The expectations were high for Randle. People spoke of a young man who easily overpowered rivals in the paint and was an unstoppable force in transition. Randle has shown glimpses of his brighter side at times, but that has not been enough. He has also bounced back from a leg injury in his first NBA [VIDEO] game that ended his season.

We have been speaking of Randle as one of the brighter spots among the Lakers' promising young core for some time now.

But sooner or later, NBA front offices take a bold stand and conclude whether a player's ceiling is lower than they had imagined or not. magic johnson and Rob Pelinka will soon come to their conclusion. Do they see a future with Randle? Can Randle be a very good player in this league?

Financial motive

The Lakers declined to extend Randle's contract before the deadline. That was a major sign. Randle will be a restricted free agent next summer. And we all know by know that next summer will be a big one for Magic Johnson and the Lakers. Can they afford to keep Randle? Maybe not, especially if they intend to bring in more than one star.

The Lakers were able to create valuable cap space this off-season after trading D'Angelo Russell and Timofey Mozgov. They rid themselves of Mozgov's ridiculous contract, but there is another one left.

The Lakers cannot wait to dump Luol Deng's contract. Deng has not been part of the rotation this season, but it will be difficult to find a buyer considering he has three years left on his contract. Adding Randle in potential deals has emerged as a possibility. This possibility will make even more sense if the Lakers are unwilling to match high contract offers for Randle next summer. They might as well get something out of him right now.

Basketball motive

Randle has lost his starting job. Larry Nance Jr. first earned the starting power forward spot. He performed at a high level, contributing defense, athleticism, and sacrifice in every minute. Then he went down with an injured hand, and one would have assumed that Randle would have been placed back into the starting lineup. No, rookie Kyle Kuzma [VIDEO] was the chosen one, and every minute Kuzma gets is well-deserved. He is the Lakers' best rookie and already a fan favorite.
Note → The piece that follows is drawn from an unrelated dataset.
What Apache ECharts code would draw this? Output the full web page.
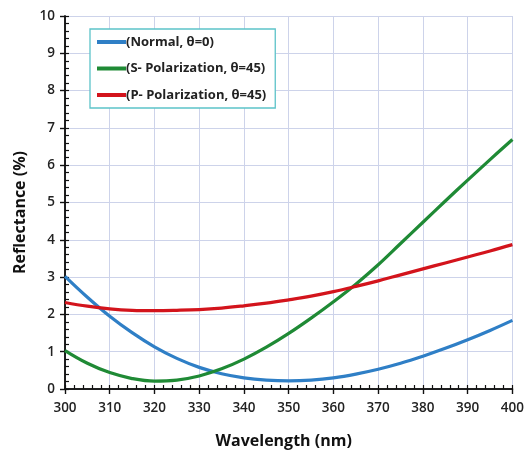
<!DOCTYPE html>
<html>
<head>
<meta charset="utf-8">
<script src="https://cdn.jsdelivr.net/npm/echarts@6/dist/echarts.min.js"></script>
<style>
  html, body { margin: 0; padding: 0; background: #ffffff; }
  #chart { width: 527px; height: 454px; }
</style>
</head>
<body>
<div id="chart"></div>
<script>
// Wavelength samples (nm)
const wavelength = [300, 305, 310, 315, 320, 325, 330, 335, 340, 345, 350,
                    355, 360, 365, 370, 375, 380, 385, 390, 395, 400];

// Reflectance (%) for each polarisation case
const normal0 = [3.02, 2.46, 1.95, 1.51, 1.13, 0.82, 0.58, 0.41, 0.30, 0.24, 0.22,
                 0.24, 0.30, 0.40, 0.53, 0.69, 0.88, 1.09, 1.32, 1.57, 1.84];
const sPol45  = [1.03, 0.69, 0.44, 0.28, 0.21, 0.24, 0.35, 0.54, 0.80, 1.12, 1.49,
                 1.90, 2.34, 2.81, 3.33, 3.90, 4.47, 5.04, 5.60, 6.15, 6.69];
const pPol45  = [2.32, 2.22, 2.15, 2.11, 2.10, 2.11, 2.13, 2.17, 2.23, 2.30, 2.39,
                 2.49, 2.61, 2.75, 2.90, 3.06, 3.22, 3.38, 3.54, 3.70, 3.87];

const seriesNames = ['(Normal, θ=0)', '(S- Polarization, θ=45)', '(P- Polarization, θ=45)'];
const seriesColors = ['#2f7fc6', '#1f8a35', '#d3141c'];
const seriesData = [normal0, sPol45, pPol45];

// Axis ranges: major step and minor step
const xTicks = { min: 300, max: 400, interval: 10, minor: 2 };
const yTicks = { min: 0, max: 10, interval: 1, minor: 0.2 };

// Minor tick positions along each axis
function tickList(r) {
  const out = [];
  const n = Math.round((r.max - r.min) / r.minor);
  for (let i = 0; i <= n; i++) out.push(String(+(r.min + i * r.minor).toFixed(2)));
  return out;
}
const xMinorTicks = tickList(xTicks);
const yMinorTicks = tickList(yTicks);

const font = '"Open Sans", "DejaVu Sans", sans-serif';
const gridColor = '#cdd3ea';
const inkColor = '#111111';

function pairs(xs, ys) { return xs.map((x, i) => [x, ys[i]]); }

// Category axis laid over the real axis line; every category gets an
// inward tick, giving the dense inner tick row.
function innerTickAxis(ticks, position) {
  return {
    type: 'category', data: ticks, boundaryGap: false,
    gridIndex: 0, position: position, offset: 0, z: 3,
    axisLine: { show: true, onZero: false, lineStyle: { color: inkColor, width: 1.5 } },
    axisTick: { show: true, inside: true, interval: 0, length: 4, lineStyle: { color: inkColor, width: 1.2 } },
    axisLabel: { show: false },
    splitLine: { show: false }
  };
}

const chart = echarts.init(document.getElementById('chart'), null, { renderer: 'canvas' });

const option = {
  animation: false,
  backgroundColor: '#ffffff',
  grid: { left: 65, right: 12, top: 16, bottom: 63 },
  legend: {
    orient: 'vertical',
    left: 90,
    top: 29,
    padding: [5, 9, 5, 7],
    borderColor: '#5cc3c9',
    borderWidth: 1.3,
    backgroundColor: '#ffffff',
    itemWidth: 29,
    itemHeight: 4,
    itemGap: 10.5,
    icon: 'rect',
    textStyle: {
      fontFamily: font, fontSize: 13, fontWeight: 'bold', color: '#222',
      lineHeight: 16, padding: [0, 0, 0, -5]
    },
    data: seriesNames
  },
  xAxis: [
    {
      type: 'value', min: xTicks.min, max: xTicks.max, interval: xTicks.interval,
      name: 'Wavelength (nm)', nameLocation: 'middle', nameGap: 44,
      nameTextStyle: { fontFamily: font, fontSize: 16, fontWeight: 'bold', color: inkColor, padding: [0, 10, 0, 0] },
      axisLine: { show: true, onZero: false, lineStyle: { color: inkColor, width: 1.5 } },
      axisTick: { show: true, inside: false, length: 5, lineStyle: { color: inkColor, width: 1.4 } },
      axisLabel: { fontFamily: font, fontSize: 13.5, fontWeight: 600, color: '#222', margin: 12 },
      splitLine: { show: true, lineStyle: { color: gridColor, width: 1 } }
    },
    innerTickAxis(xMinorTicks, 'bottom')
  ],
  yAxis: [
    {
      type: 'value', min: yTicks.min, max: yTicks.max, interval: yTicks.interval,
      name: 'Reflectance (%)', nameLocation: 'middle', nameGap: 33,
      nameTextStyle: { fontFamily: font, fontSize: 16, fontWeight: 'bold', color: inkColor, padding: [0, 20, 0, 0] },
      axisLine: { show: true, onZero: false, lineStyle: { color: inkColor, width: 1.5 } },
      axisTick: { show: true, inside: false, length: 5, lineStyle: { color: inkColor, width: 1.4 } },
      axisLabel: { fontFamily: font, fontSize: 13.5, fontWeight: 600, color: '#222', margin: 10 },
      splitLine: { show: true, lineStyle: { color: gridColor, width: 1 } }
    },
    innerTickAxis(yMinorTicks, 'left')
  ],
  series: seriesNames.map((name, i) => ({
    name: name,
    type: 'line',
    xAxisIndex: 0,
    yAxisIndex: 0,
    smooth: 0.4,
    showSymbol: false,
    symbol: 'none',
    color: seriesColors[i],
    lineStyle: { color: seriesColors[i], width: 3.2 },
    data: pairs(wavelength, seriesData[i])
  }))
};

chart.setOption(option);
</script>
</body>
</html>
Also, he's a better fit for Luke Walton's system and today's modern game as he can spread the floor.

Nance regained his spot once he came back.
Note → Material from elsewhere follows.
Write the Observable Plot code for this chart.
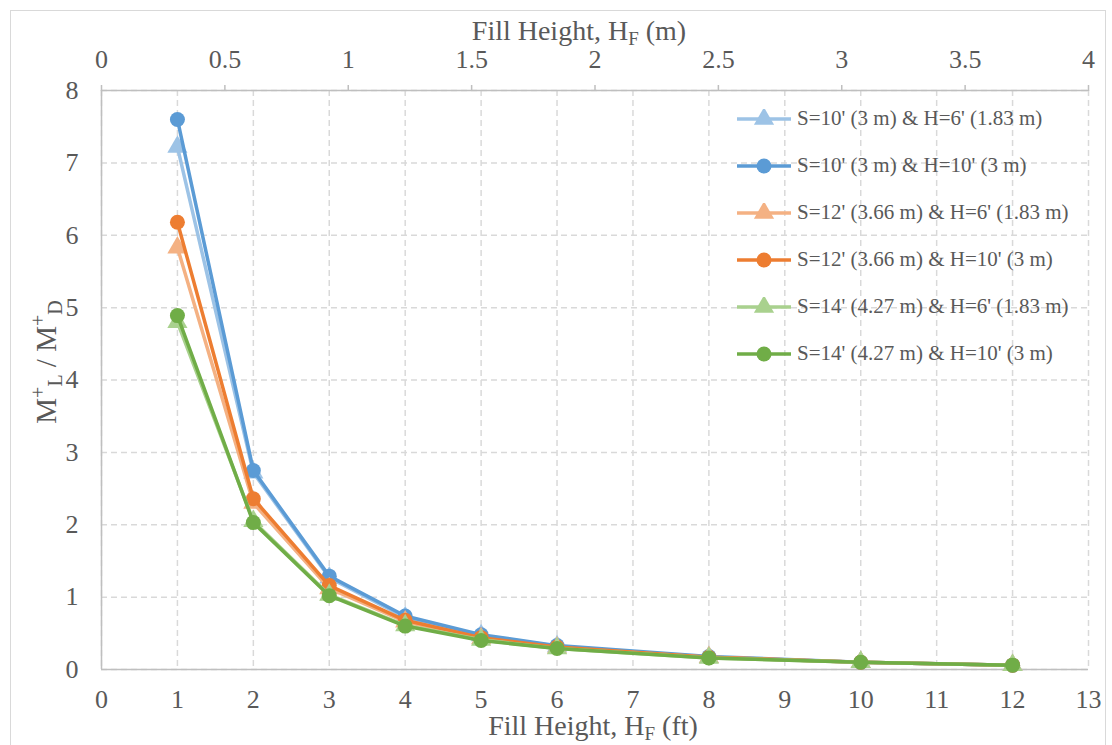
<!DOCTYPE html>
<html>
<head>
<meta charset="utf-8">
<script src="https://cdn.jsdelivr.net/npm/d3@7"></script>
<script src="https://cdn.jsdelivr.net/npm/@observablehq/plot@0.6"></script>
<style>
  html, body { margin: 0; padding: 0; background: white; }
  #wrap { position: relative; width: 1112px; height: 745px; overflow: hidden; }
  #border { position: absolute; left: 10px; top: 10px; width: 1096px; height: 780px; border: 1px solid #d9d9d9; box-sizing: border-box; }
  #legend { position: absolute; left: 735px; top: 95px; font-family: "Liberation Serif", Tinos, "DejaVu Serif", serif; font-size: 21px; color: #595959; }
  #legend .row { display: flex; align-items: center; height: 47px; white-space: nowrap; }
  #legend svg { margin-right: 4px; }
</style>
</head>
<body>
<div id="wrap">
  <div id="border"></div>
  <div id="chart"></div>
  <div id="legend"></div>
</div>
<script>
// ---- data ----
const fillHeightsFt = [1, 2, 3, 4, 5, 6, 8, 10, 12];
const seriesNames = [
  "S=10' (3 m) & H=6' (1.83 m)",
  "S=10' (3 m) & H=10' (3 m)",
  "S=12' (3.66 m) & H=6' (1.83 m)",
  "S=12' (3.66 m) & H=10' (3 m)",
  "S=14' (4.27 m) & H=6' (1.83 m)",
  "S=14' (4.27 m) & H=10' (3 m)"
];
const s10h6  = [7.22, 2.72, 1.27, 0.72, 0.47, 0.32, 0.17, 0.10, 0.06];
const s10h10 = [7.60, 2.75, 1.29, 0.74, 0.48, 0.33, 0.18, 0.10, 0.06];
const s12h6  = [5.83, 2.30, 1.12, 0.66, 0.43, 0.30, 0.17, 0.10, 0.06];
const s12h10 = [6.18, 2.36, 1.16, 0.68, 0.44, 0.31, 0.17, 0.10, 0.06];
const s14h6  = [4.80, 2.05, 1.03, 0.61, 0.41, 0.29, 0.16, 0.10, 0.06];
const s14h10 = [4.89, 2.03, 1.02, 0.60, 0.40, 0.29, 0.16, 0.10, 0.06];
const seriesValues = [s10h6, s10h10, s12h6, s12h10, s14h6, s14h10];
const seriesColors = ["#9DC3E6", "#5B9BD5", "#F4B183", "#ED7D31", "#A9D18E", "#70AD47"];
const seriesSymbols = ["triangle", "circle", "triangle", "circle", "triangle", "circle"];

const xTicksFt = [0, 1, 2, 3, 4, 5, 6, 7, 8, 9, 10, 11, 12, 13];
const yTicks = [0, 1, 2, 3, 4, 5, 6, 7, 8];
const xTicksM = [0, 0.5, 1, 1.5, 2, 2.5, 3, 3.5, 4];
const ftSpan = 13, mSpan = 4; // secondary axis shares the plot width

const FONT = '"Liberation Serif", Tinos, "DejaVu Serif", serif';

// ---- build ----
const seriesData = seriesNames.map((name, k) =>
  fillHeightsFt.map((x, i) => ({series: name, x, y: seriesValues[k][i]}))
);
const topPos = xTicksM.map(m => m * ftSpan / mSpan);
const topLabel = new Map(topPos.map((p, i) => [p, String(xTicksM[i])]));

const gridStyle = {stroke: "#d9d9d9", strokeOpacity: 1, strokeWidth: 1.5, strokeDasharray: "6,4"};
const axisLine = {stroke: "#bfbfbf", strokeWidth: 1.5};

const marks = [
  Plot.gridX(xTicksFt, gridStyle),
  Plot.gridY(yTicks, gridStyle),
  Plot.ruleY([0], axisLine),
  Plot.ruleY([8], axisLine),
  Plot.ruleX([0], axisLine),
  Plot.axisY(yTicks, {tickSize: 0, tickPadding: 23, fill: "#595959", label: null, fontSize: 26, tickFormat: d => String(d)}),
  Plot.axisX(xTicksFt, {anchor: "bottom", tickSize: 0, tickPadding: 20, fill: "#595959", label: null, fontSize: 26, tickFormat: d => String(d)}),
  Plot.axisX(topPos, {anchor: "top", tickSize: 6, tickPadding: 17, stroke: "#bfbfbf", strokeWidth: 1.5, fill: "#595959", label: null, fontSize: 26, tickFormat: d => topLabel.get(d)})
];
seriesData.forEach((data, k) => {
  marks.push(Plot.line(data, {x: "x", y: "y", stroke: seriesColors[k], strokeWidth: 3.5}));
  marks.push(Plot.dot(data, {x: "x", y: "y", fill: seriesColors[k], symbol: seriesSymbols[k], r: 7.5}));
});

const svg = Plot.plot({
  width: 1112,
  height: 745,
  marginLeft: 101,
  marginRight: 24,
  marginTop: 90,
  marginBottom: 76,
  x: {domain: [0, 13]},
  y: {domain: [0, 8]},
  style: {fontFamily: FONT, fontSize: "26px", color: "#595959", background: "transparent"},
  marks
});

// axis titles with sub/superscripts
const g = d3.select(svg).append("g")
  .attr("fill", "#595959")
  .style("font-family", FONT);

function fillTitle(sel, unit) {
  sel.append("tspan").text("Fill Height, H");
  sel.append("tspan").attr("font-size", 19).attr("dy", 5).text("F");
  sel.append("tspan").attr("dy", -5).text(" (" + unit + ")");
}
fillTitle(g.append("text").attr("x", 593).attr("y", 735).attr("font-size", 28).attr("text-anchor", "middle"), "ft");
fillTitle(g.append("text").attr("x", 579).attr("y", 40).attr("font-size", 28).attr("text-anchor", "middle"), "m");

const yl = g.append("text").attr("transform", "translate(56,362) rotate(-90)")
  .attr("font-size", 29).attr("text-anchor", "middle");
yl.append("tspan").text("M");
yl.append("tspan").attr("font-size", 20).attr("dy", -11).text("+");
yl.append("tspan").attr("font-size", 20).attr("dy", 17).text("L");
yl.append("tspan").attr("dy", -6).text(" / M");
yl.append("tspan").attr("font-size", 20).attr("dy", -11).text("+");
yl.append("tspan").attr("font-size", 20).attr("dy", 17).text("D");

document.getElementById("chart").appendChild(svg);

// legend
const legend = d3.select("#legend");
seriesNames.forEach((name, k) => {
  const row = legend.append("div").attr("class", "row");
  const s = row.append("svg").attr("width", 58).attr("height", 20);
  s.append("line").attr("x1", 2).attr("x2", 56).attr("y1", 10).attr("y2", 10)
    .attr("stroke", seriesColors[k]).attr("stroke-width", 3.5);
  const sym = seriesSymbols[k] === "circle" ? d3.symbolCircle : d3.symbolTriangle;
  s.append("path").attr("d", d3.symbol(sym, 7.5 * 7.5 * Math.PI)())
    .attr("transform", "translate(29,10)").attr("fill", seriesColors[k]);
  row.append("span").text(name);
});
</script>
</body>
</html>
In Walton's system, Randle simply makes little sense. Walton wants the floor to be spread and to enable Lonzo Ball to have different passing options around the perimeter. But Randle cannot shoot the three-pointer, nor is he a reliable mid-range jump-shooter. Thus, he ends up clogging the paint on many occasions and disabling easy baskets for his teammates as a result. It has become difficult for Walton to play him at the power forward position alongside another big like Brook Lopez or Andrew Bogut. Consequently, Walton has had Julius play many minutes at the center position, but at 6-foot-9, Randle can do little against the bigger centers in the league.

Randle's minutes have been cut significantly this season. In the two previous seasons, he had averaged 28 minutes a game. Now, he is barely playing 20 a game. And it does not look like Randle is happy with his role right now, nor does he seem like the type of player that will give maximum effort whether he is starting or coming off the bench. Some players simply have inflated egos even though they have accomplished nothing yet in the league. Randle will have to fix that.

Randle is in his fourth NBA season, and it was advertised that he had come in in the best shape ever. But, yet another season, Randle seems to be the same player. He is a raging bull that is difficult to stay in front of, and that can finish nicely with his left hand around the rim. However, a raging bull is challenging to control, and Randle has been unable to learn yet to slow down his game and make the right reads on a consistent basis. Consequently, he turns the ball over more than he should or decides to attack in the wrong moments.

If only his defense was elite like Draymond Green's, with whom he has been compared on several occasions, Randle's value would be unquestioned in Lakers Nation. But like on offense, Randle's focus comes and goes. At times he seems like a monster in the paint and on the boards, and other times he looks like he's daydreaming. By now, Randle should have already shown some signs of consistency. It will not be surprising if the Lakers deal him when/if the right opportunity comes along.